EXERCISE PROMPT:
Reproduce each line of the material exactly, minus any picture.

DATA SHOWN:
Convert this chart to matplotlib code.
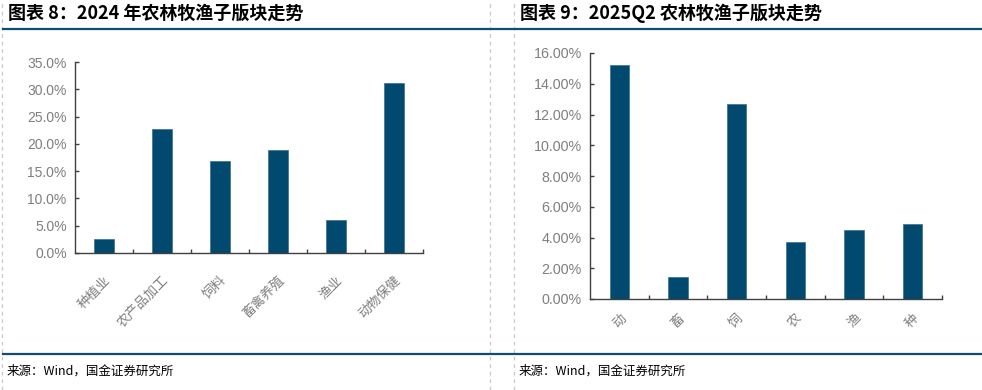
import matplotlib.pyplot as plt
from matplotlib.lines import Line2D
from matplotlib.ticker import FuncFormatter

plt.rcParams['font.family'] = ['Liberation Sans', 'Noto Sans CJK SC', 'DejaVu Sans']

# 图表 8 数据
cats_2024 = ['种植业', '农产品加工', '饲料', '畜禽养殖', '渔业', '动物保健']
vals_2024 = [2.6, 22.7, 16.8, 18.9, 6.0, 31.2]

# 图表 9 数据
cats_q2 = ['动', '畜', '饲', '农', '渔', '种']
vals_q2 = [15.24, 1.45, 12.70, 3.70, 4.52, 4.87]

bar_c = '#01496e'
line_c = '#0d4f6e'
txt_c = '#7f7f7f'
cjk = ['Noto Sans CJK SC', 'DejaVu Sans']

fig = plt.figure(figsize=(9.82, 3.90), dpi=100)
W, H = 982, 390


def fx(px):
    return px / W


def fy(py):
    return 1 - py / H


# 虚线分隔
for x in [2, 490, 514]:
    fig.add_artist(Line2D([fx(x), fx(x)], [0, 1], color='#c8c8c8', lw=0.9,
                          ls=(0, (3, 3)), transform=fig.transFigure))
# 蓝色横线
for y in [28.5, 354]:
    fig.add_artist(Line2D([fx(3), 1], [fy(y), fy(y)], color=line_c, lw=1.6,
                          transform=fig.transFigure))

fig.text(fx(8), fy(13), '图表 8：2024 年农林牧渔子版块走势', family=cjk,
         fontsize=13, fontweight='bold', style='italic', va='center')
fig.text(fx(520), fy(13), '图表 9：2025Q2 农林牧渔子版块走势', family=cjk,
         fontsize=13, fontweight='bold', style='italic', va='center')
fig.text(fx(7), fy(371), '来源：Wind，国金证券研究所', family=cjk,
         fontsize=9, va='center')
fig.text(fx(519), fy(371), '来源：Wind，国金证券研究所', family=cjk,
         fontsize=9, va='center')


def draw(ax, cats, vals, ymax, step, fmt, xpad, ysize):
    n = len(cats)
    x = list(range(n))
    ax.bar(x, vals, width=0.33, color=bar_c, edgecolor='#3a6f8c', linewidth=0.5)
    ax.set_xlim(-0.5, n - 0.5)
    ax.set_ylim(0, ymax)
    ax.set_yticks([i * step for i in range(int(round(ymax / step)) + 1)])
    ax.yaxis.set_major_formatter(FuncFormatter(lambda v, p: fmt.format(v)))
    ax.set_xticks(x)
    ax.set_xticklabels(cats, rotation=45, ha='right', rotation_mode='anchor',
                       family=cjk, fontsize=9.5, color=txt_c)
    ax.set_xticks([i + 0.5 for i in range(n)], minor=True)
    ax.tick_params(axis='x', which='major', length=0, pad=xpad)
    ax.tick_params(axis='x', which='minor', direction='in', length=3,
                   width=1, color='#404040')
    ax.tick_params(axis='y', direction='in', length=3, width=1,
                   color='#404040', labelsize=ysize, labelcolor=txt_c, pad=6)
    for s in ['top', 'right']:
        ax.spines[s].set_visible(False)
    for s in ['left', 'bottom']:
        ax.spines[s].set_color('#404040')
        ax.spines[s].set_linewidth(1)


ax1 = fig.add_axes([fx(75), fy(253), fx(348), 191 / H])
draw(ax1, cats_2024, vals_2024, 35, 5, '{:.1f}%', 15, 10)

ax2 = fig.add_axes([fx(590), fy(299), fx(352), 246 / H])
draw(ax2, cats_q2, vals_q2, 16, 2, '{:.2f}%', 9, 10.3)

fig.savefig('out.png', dpi=100)
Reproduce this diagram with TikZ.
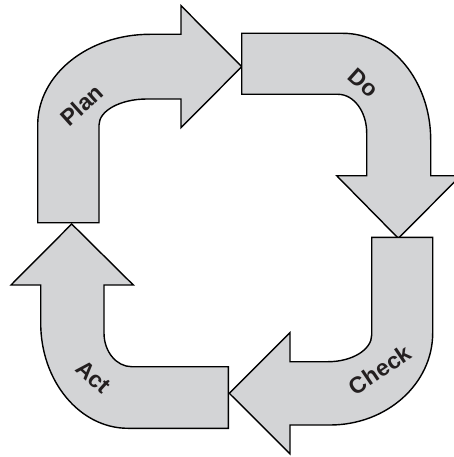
\documentclass[tikz,border=0pt]{standalone}
\usepackage{fontspec}
\setmainfont{Liberation Sans}
\definecolor{arrowfill}{HTML}{D3D4D6}
\definecolor{labeltext}{HTML}{231F20}
\tikzset{
  bigarrow/.style={draw=black, fill=arrowfill, line width=1.4pt, line join=miter},
  lbl/.style={font=\bfseries\fontsize{23}{23}\selectfont, text=labeltext, inner sep=0pt}
}
\begin{document}
\begin{tikzpicture}[x=1pt,y=-1pt]
\useasboundingbox (0,0) rectangle (453,457);
% Plan
\draw[bigarrow] (37.7,222.7) -- (37.7,125)
  .. controls (37.7,74.7) and (88,34.3) .. (150,34.3)
  -- (181,34.3) -- (181,5.7) -- (241.7,66.7) -- (181,127.7) -- (181,99) -- (147,99)
  .. controls (120.5,99) and (99,110.6) .. (99,125)
  -- (99,222.7) -- cycle;
% Do
\draw[bigarrow] (241.7,33.3) -- (343,33.3)
  .. controls (391.4,33.3) and (430.7,81.1) .. (430.7,140)
  -- (430.7,175.7) -- (460.7,175.7) -- (398.3,238.3) -- (336.7,175.7) -- (366.7,175.7) -- (366.7,133)
  .. controls (366.7,111.6) and (353.8,94.3) .. (338,94.3)
  -- (241.7,94.3) -- cycle;
% Check
\draw[bigarrow] (371.7,237.3) -- (432.7,237.3) -- (432.7,333)
  .. controls (432.7,383.8) and (386.7,425) .. (330,425)
  -- (290,425) -- (290,453.8) -- (229.3,393.3) -- (290,332.7) -- (290,361.7) -- (328,361.7)
  .. controls (352,361.7) and (371.7,349.7) .. (371.7,335)
  -- cycle;
% Act
\draw[bigarrow] (228.3,366.7) -- (228.3,428.3) -- (128,428.3)
  .. controls (79.8,428.3) and (40.7,381.2) .. (40.7,323)
  -- (40.7,285) -- (11,285) -- (71.7,224) -- (133.3,285) -- (104,285) -- (104,333)
  .. controls (104,351.6) and (116.4,366.7) .. (131.7,366.7)
  -- cycle;
% labels
\node[lbl, rotate=42] (plan) at (81.7,105) {Plan};
\node[lbl, rotate=-42] (do) at (363.3,83.3) {Do};
\node[lbl, rotate=34] (check) at (380,370) {Check};
\node[lbl, rotate=-42] (act) at (93.3,376.7) {Act};
\end{tikzpicture}
\end{document}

THE SOLUTION:
Convert this chart to matplotlib code.
import matplotlib.pyplot as plt
from matplotlib.lines import Line2D
from matplotlib.ticker import FuncFormatter

plt.rcParams['font.family'] = ['Liberation Sans', 'Noto Sans CJK SC', 'DejaVu Sans']

# 图表 8 数据
cats_2024 = ['种植业', '农产品加工', '饲料', '畜禽养殖', '渔业', '动物保健']
vals_2024 = [2.6, 22.7, 16.8, 18.9, 6.0, 31.2]

# 图表 9 数据
cats_q2 = ['动', '畜', '饲', '农', '渔', '种']
vals_q2 = [15.24, 1.45, 12.70, 3.70, 4.52, 4.87]

bar_c = '#01496e'
line_c = '#0d4f6e'
txt_c = '#7f7f7f'
cjk = ['Noto Sans CJK SC', 'DejaVu Sans']

fig = plt.figure(figsize=(9.82, 3.90), dpi=100)
W, H = 982, 390


def fx(px):
    return px / W


def fy(py):
    return 1 - py / H


# 虚线分隔
for x in [2, 490, 514]:
    fig.add_artist(Line2D([fx(x), fx(x)], [0, 1], color='#c8c8c8', lw=0.9,
                          ls=(0, (3, 3)), transform=fig.transFigure))
# 蓝色横线
for y in [28.5, 354]:
    fig.add_artist(Line2D([fx(3), 1], [fy(y), fy(y)], color=line_c, lw=1.6,
                          transform=fig.transFigure))

fig.text(fx(8), fy(13), '图表 8：2024 年农林牧渔子版块走势', family=cjk,
         fontsize=13, fontweight='bold', style='italic', va='center')
fig.text(fx(520), fy(13), '图表 9：2025Q2 农林牧渔子版块走势', family=cjk,
         fontsize=13, fontweight='bold', style='italic', va='center')
fig.text(fx(7), fy(371), '来源：Wind，国金证券研究所', family=cjk,
         fontsize=9, va='center')
fig.text(fx(519), fy(371), '来源：Wind，国金证券研究所', family=cjk,
         fontsize=9, va='center')


def draw(ax, cats, vals, ymax, step, fmt, xpad, ysize):
    n = len(cats)
    x = list(range(n))
    ax.bar(x, vals, width=0.33, color=bar_c, edgecolor='#3a6f8c', linewidth=0.5)
    ax.set_xlim(-0.5, n - 0.5)
    ax.set_ylim(0, ymax)
    ax.set_yticks([i * step for i in range(int(round(ymax / step)) + 1)])
    ax.yaxis.set_major_formatter(FuncFormatter(lambda v, p: fmt.format(v)))
    ax.set_xticks(x)
    ax.set_xticklabels(cats, rotation=45, ha='right', rotation_mode='anchor',
                       family=cjk, fontsize=9.5, color=txt_c)
    ax.set_xticks([i + 0.5 for i in range(n)], minor=True)
    ax.tick_params(axis='x', which='major', length=0, pad=xpad)
    ax.tick_params(axis='x', which='minor', direction='in', length=3,
                   width=1, color='#404040')
    ax.tick_params(axis='y', direction='in', length=3, width=1,
                   color='#404040', labelsize=ysize, labelcolor=txt_c, pad=6)
    for s in ['top', 'right']:
        ax.spines[s].set_visible(False)
    for s in ['left', 'bottom']:
        ax.spines[s].set_color('#404040')
        ax.spines[s].set_linewidth(1)


ax1 = fig.add_axes([fx(75), fy(253), fx(348), 191 / H])
draw(ax1, cats_2024, vals_2024, 35, 5, '{:.1f}%', 15, 10)

ax2 = fig.add_axes([fx(590), fy(299), fx(352), 246 / H])
draw(ax2, cats_q2, vals_q2, 16, 2, '{:.2f}%', 9, 10.3)

fig.savefig('out.png', dpi=100)
Reproduce this diagram with TikZ.
\documentclass[tikz,border=0pt]{standalone}
\usepackage{fontspec}
\setmainfont{Liberation Sans}
\definecolor{arrowfill}{HTML}{D3D4D6}
\definecolor{labeltext}{HTML}{231F20}
\tikzset{
  bigarrow/.style={draw=black, fill=arrowfill, line width=1.4pt, line join=miter},
  lbl/.style={font=\bfseries\fontsize{23}{23}\selectfont, text=labeltext, inner sep=0pt}
}
\begin{document}
\begin{tikzpicture}[x=1pt,y=-1pt]
\useasboundingbox (0,0) rectangle (453,457);
% Plan
\draw[bigarrow] (37.7,222.7) -- (37.7,125)
  .. controls (37.7,74.7) and (88,34.3) .. (150,34.3)
  -- (181,34.3) -- (181,5.7) -- (241.7,66.7) -- (181,127.7) -- (181,99) -- (147,99)
  .. controls (120.5,99) and (99,110.6) .. (99,125)
  -- (99,222.7) -- cycle;
% Do
\draw[bigarrow] (241.7,33.3) -- (343,33.3)
  .. controls (391.4,33.3) and (430.7,81.1) .. (430.7,140)
  -- (430.7,175.7) -- (460.7,175.7) -- (398.3,238.3) -- (336.7,175.7) -- (366.7,175.7) -- (366.7,133)
  .. controls (366.7,111.6) and (353.8,94.3) .. (338,94.3)
  -- (241.7,94.3) -- cycle;
% Check
\draw[bigarrow] (371.7,237.3) -- (432.7,237.3) -- (432.7,333)
  .. controls (432.7,383.8) and (386.7,425) .. (330,425)
  -- (290,425) -- (290,453.8) -- (229.3,393.3) -- (290,332.7) -- (290,361.7) -- (328,361.7)
  .. controls (352,361.7) and (371.7,349.7) .. (371.7,335)
  -- cycle;
% Act
\draw[bigarrow] (228.3,366.7) -- (228.3,428.3) -- (128,428.3)
  .. controls (79.8,428.3) and (40.7,381.2) .. (40.7,323)
  -- (40.7,285) -- (11,285) -- (71.7,224) -- (133.3,285) -- (104,285) -- (104,333)
  .. controls (104,351.6) and (116.4,366.7) .. (131.7,366.7)
  -- cycle;
% labels
\node[lbl, rotate=42] (plan) at (81.7,105) {Plan};
\node[lbl, rotate=-42] (do) at (363.3,83.3) {Do};
\node[lbl, rotate=34] (check) at (380,370) {Check};
\node[lbl, rotate=-42] (act) at (93.3,376.7) {Act};
\end{tikzpicture}
\end{document}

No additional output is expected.